Specifically, assuming that for DDP and Stages I and II, the total communication volume is 2P, with P representing the volume for each of reduce-scatter and all-gather operations. In Stage III, the communication volume becomes 3P, where the additional P arises from the need to all-gather weights for the backward pass. In exchange for this 50% increase in communication, Stage III offers a significant decrease in memory consumption.
Analysis of Memory Reduction
Figure 1 from the paper offers the clearest depiction of memory usage across the different stages. In comparison to the baseline (DDP), sharding the optimizer states results in a significant decrease in memory consumption. In mixed precision training, each of the N-1 shards that don’t have a particular model parameter assigned to them saves 12 bytes per model parameter (K=12 in the figure).
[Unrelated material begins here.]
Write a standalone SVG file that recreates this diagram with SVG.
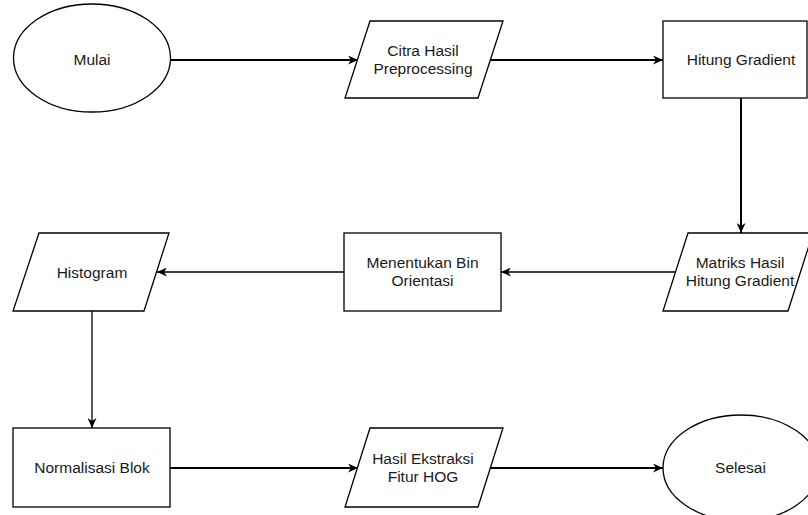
<svg xmlns="http://www.w3.org/2000/svg" width="808" height="515" viewBox="0 0 808 515">
  <style>
    .node { fill: #ffffff; stroke: #000000; stroke-width: 1.3; }
    .lbl { font-family: "Liberation Sans", Arial, sans-serif; font-size: 15.5px; fill: #1a1a1a; text-anchor: middle; }
    .edge { fill: none; stroke: #000000; }
    .thick { stroke-width: 2; }
    .thin { stroke-width: 1.3; }
  </style>
  <defs>
    <marker id="arrow" viewBox="0 0 10 9" refX="10" refY="4.5" markerWidth="10" markerHeight="9" markerUnits="userSpaceOnUse" orient="auto">
      <path d="M0,0 L10,4.5 L0,9 L3,4.5 Z" fill="#000000"/>
    </marker>
  </defs>
  <rect width="808" height="515" fill="#ffffff"/>

  <g id="connectors">
    <line class="edge thick" x1="171" y1="60" x2="358" y2="60" marker-end="url(#arrow)"/>
    <line class="edge thick" x1="490" y1="60" x2="663" y2="60" marker-end="url(#arrow)"/>
    <line class="edge thick" x1="741" y1="98" x2="741" y2="233" marker-end="url(#arrow)"/>
    <line class="edge thin" x1="676" y1="272" x2="501" y2="272" marker-end="url(#arrow)"/>
    <line class="edge thin" x1="344" y1="272" x2="157" y2="272" marker-end="url(#arrow)"/>
    <line class="edge thin" x1="92" y1="311" x2="92" y2="428" marker-end="url(#arrow)"/>
    <line class="edge thick" x1="170" y1="468" x2="358" y2="468" marker-end="url(#arrow)"/>
    <line class="edge thick" x1="490" y1="468" x2="663" y2="468" marker-end="url(#arrow)"/>
  </g>

  <g id="mulai">
    <ellipse class="node" cx="92" cy="58" rx="78.5" ry="54"/>
    <text class="lbl" x="92" y="65">Mulai</text>
  </g>

  <g id="citra">
    <polygon class="node" points="370,21 503,21 478,98 345,98"/>
    <text class="lbl" x="423" y="56">Citra Hasil</text>
    <text class="lbl" x="423" y="74">Preprocessing</text>
  </g>

  <g id="hitung">
    <rect class="node" x="663" y="21" width="144" height="77"/>
    <text class="lbl" x="741" y="65">Hitung Gradient</text>
  </g>

  <g id="matriks">
    <polygon class="node" points="688,233 813,233 788,311 663,311"/>
    <text class="lbl" x="740" y="267.5">Matriks Hasil</text>
    <text class="lbl" x="740" y="285.5">Hitung Gradient</text>
  </g>

  <g id="menentukan">
    <rect class="node" x="344" y="233" width="157" height="78"/>
    <text class="lbl" x="422.5" y="267.5">Menentukan Bin</text>
    <text class="lbl" x="422.5" y="285.5">Orientasi</text>
  </g>

  <g id="histogram">
    <polygon class="node" points="39,233 169,233 144,311 13,311"/>
    <text class="lbl" x="92" y="277.5">Histogram</text>
  </g>

  <g id="normalisasi">
    <rect class="node" x="13" y="428" width="157" height="79"/>
    <text class="lbl" x="92" y="473">Normalisasi Blok</text>
  </g>

  <g id="hasil">
    <polygon class="node" points="370,428 503,428 478,507 345,507"/>
    <text class="lbl" x="423" y="464">Hasil Ekstraksi</text>
    <text class="lbl" x="423" y="482">Fitur HOG</text>
  </g>

  <g id="selesai">
    <ellipse class="node" cx="741" cy="468" rx="78" ry="53"/>
    <text class="lbl" x="740.5" y="473">Selesai</text>
  </g>
</svg>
This is because Adam momentum and variance each occupy 4 bytes per model parameter, and we also need to store the master copy of the weights in FP32 (which is regarded as part of the optimizer state).
Moving from Stage I to Stage II entails sharding gradients, which saves 2 bytes per model parameter in each non-master shard, as the gradients are computed in FP16. Finally, Stage III further reduces the memory required per parameter by 2 bytes in each non-master shard through sharding the FP16 weights.